* _Prompt_
For each line below that includes the word "with", make a copy.

* _Data block_
>> BEGIN
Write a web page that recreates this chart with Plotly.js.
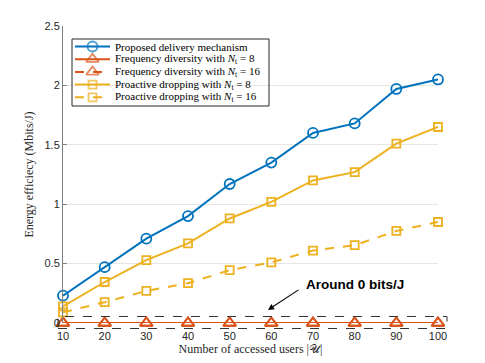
<!DOCTYPE html>
<html>
<head>
<meta charset="utf-8">
<script src="https://cdn.plot.ly/plotly-3.0.1.min.js"></script>
<style>
  html, body { margin: 0; padding: 0; background: #fff; }
  #chart { width: 485px; height: 363px; }
</style>
</head>
<body>
<div id="chart"></div>
<script>
// number of accessed users
const users = [10, 20, 30, 40, 50, 60, 70, 80, 90, 100];

// energy efficiency (Mbits/J)
const proposed = [0.23, 0.47, 0.71, 0.90, 1.17, 1.35, 1.60, 1.68, 1.97, 2.05];
const freqDiv8 = [0, 0, 0, 0, 0, 0, 0, 0, 0, 0];
const freqDiv16 = [0, 0, 0, 0, 0, 0, 0, 0, 0, 0];
const dropping8 = [0.14, 0.345, 0.53, 0.67, 0.88, 1.02, 1.20, 1.27, 1.51, 1.65];
const dropping16 = [0.09, 0.175, 0.27, 0.335, 0.445, 0.51, 0.61, 0.655, 0.775, 0.85];

const seriesNames = [
  'Proposed delivery mechanism',
  'Frequency diversity with <i>N</i><sub>t</sub> = 8',
  'Frequency diversity with <i>N</i><sub>t</sub> = 16',
  'Proactive dropping with <i>N</i><sub>t</sub> = 8',
  'Proactive dropping with <i>N</i><sub>t</sub> = 16'
];

const yTicks = [0, 0.5, 1, 1.5, 2, 2.5];
const yTickText = ['0', '0.5', '1', '1.5', '2', '2.5'];

const BLUE = '#0072BD';
const ORANGE = '#D95319';
const YELLOW = '#EDB120';

const styles = [
  { color: BLUE, dash: 'solid', symbol: 'circle-open', size: 10 },
  { color: ORANGE, dash: 'solid', symbol: 'triangle-up-open', size: 11 },
  { color: ORANGE, dash: 'dash', symbol: 'triangle-up-open', size: 11 },
  { color: YELLOW, dash: 'solid', symbol: 'square-open', size: 8 },
  { color: YELLOW, dash: 'dash', symbol: 'square-open', size: 8 }
];
const seriesData = [proposed, freqDiv8, freqDiv16, dropping8, dropping16];

const traces = seriesData.map((y, i) => ({
  x: users,
  y: y,
  name: seriesNames[i],
  type: 'scatter',
  mode: 'lines+markers',
  cliponaxis: false,
  showlegend: false,
  line: { color: styles[i].color, width: 2, dash: styles[i].dash },
  marker: { symbol: styles[i].symbol, size: styles[i].size, color: styles[i].color,
            line: { color: styles[i].color, width: 1.8 } }
}));

// hand-drawn legend (pixel frame on hidden overlay axes) to match the compact MATLAB legend
const W = 485, H = 363;
const M = { l: 63, r: 47, t: 26, b: 40 };
const legBox = { x0: 72, x1: 269, y0: 39, y1: 106 };
const rowTop = 46.5, rowStep = 12.7;
seriesNames.forEach((name, i) => {
  const yc = rowTop + i * rowStep;
  traces.push({
    x: [75, 92.5, 110],
    y: [yc, yc, yc],
    xaxis: 'x2', yaxis: 'y2',
    type: 'scatter', mode: 'lines+markers',
    cliponaxis: false, showlegend: false, hoverinfo: 'skip',
    line: { color: styles[i].color, width: 2, dash: styles[i].dash },
    marker: { symbol: styles[i].symbol, size: [0, styles[i].size, 0], color: styles[i].color,
              line: { color: styles[i].color, width: 1.8 } }
  });
});

const tickFont = { family: 'Liberation Sans, Arial, sans-serif', size: 11, color: '#262626' };
const serif = 'Liberation Serif, Times New Roman, serif';

const px = v => (v - M.l) / (W - M.l - M.r);
const py = v => (H - M.b - v) / (H - M.t - M.b);

const legendText = seriesNames.map((name, i) => ({
  x: 113, y: rowTop + i * rowStep, xref: 'x2', yref: 'y2',
  xanchor: 'left', yanchor: 'middle', showarrow: false,
  text: name, font: { family: serif, size: 11, color: '#000' }
}));

const layout = {
  width: W,
  height: H,
  margin: M,
  paper_bgcolor: '#fff',
  plot_bgcolor: '#fff',
  showlegend: false,
  xaxis: {
    range: [10, 100],
    tickvals: users,
    ticks: '',
    ticklabelstandoff: 5,
    showgrid: false,
    zeroline: false,
    showline: false,
    tickfont: tickFont,
    title: { text: 'Number of accessed users |𝒰|', font: { family: serif, size: 12, color: '#262626' }, standoff: 3 }
  },
  yaxis: {
    range: [0, 2.5],
    tickvals: yTicks,
    ticktext: yTickText,
    ticks: 'inside',
    ticklen: 4,
    tickcolor: '#808080',
    showgrid: true,
    gridcolor: '#e6e6e6',
    zeroline: false,
    showline: true,
    linecolor: '#808080',
    linewidth: 1,
    tickfont: tickFont,
    title: { text: 'Energy efficiecy (Mbits/J)', font: { family: serif, size: 12, color: '#262626' }, standoff: 8 }
  },
  xaxis2: { overlaying: 'x', range: [M.l, W - M.r], visible: false, fixedrange: true },
  yaxis2: { overlaying: 'y', range: [H - M.b, M.t], visible: false, fixedrange: true },
  shapes: [
    {
      type: 'rect', xref: 'paper', yref: 'paper',
      x0: px(58), x1: px(447), y0: py(328.5), y1: py(316.5),
      line: { color: '#333', width: 1, dash: 'dash' }
    },
    {
      type: 'rect', xref: 'paper', yref: 'paper', layer: 'above',
      x0: px(legBox.x0), x1: px(legBox.x1), y0: py(legBox.y1), y1: py(legBox.y0),
      fillcolor: 'rgba(0,0,0,0)', line: { color: '#262626', width: 1 }
    }
  ],
  annotations: [
    {
      x: 59.2, y: 0.11, xref: 'x', yref: 'y',
      ax: 32, ay: -21, axref: 'pixel', ayref: 'pixel',
      text: '', showarrow: true,
      arrowhead: 2, arrowsize: 1.1, arrowwidth: 1.1, arrowcolor: '#000'
    },
    {
      x: 80.1, y: 0.32, xref: 'x', yref: 'y',
      text: '<b>Around 0 bits/J</b>', showarrow: false,
      font: { family: 'Liberation Sans, Arial, sans-serif', size: 13.5, color: '#000' }
    }
  ].concat(legendText)
};

// white background behind the legend, drawn under the traces of the legend
layout.shapes.unshift({
  type: 'rect', xref: 'paper', yref: 'paper', layer: 'below',
  x0: px(legBox.x0), x1: px(legBox.x1), y0: py(legBox.y1), y1: py(legBox.y0),
  fillcolor: '#fff', line: { width: 0 }
});

Plotly.newPlot('chart', traces, layout, { displayModeBar: false, staticPlot: true });
</script>
</body>
</html>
>> END
* _Task solution_
Write a web page that recreates this chart with Plotly.js.
  'Frequency diversity with <i>N</i><sub>t</sub> = 8',
  'Frequency diversity with <i>N</i><sub>t</sub> = 16',
  'Proactive dropping with <i>N</i><sub>t</sub> = 8',
  'Proactive dropping with <i>N</i><sub>t</sub> = 16'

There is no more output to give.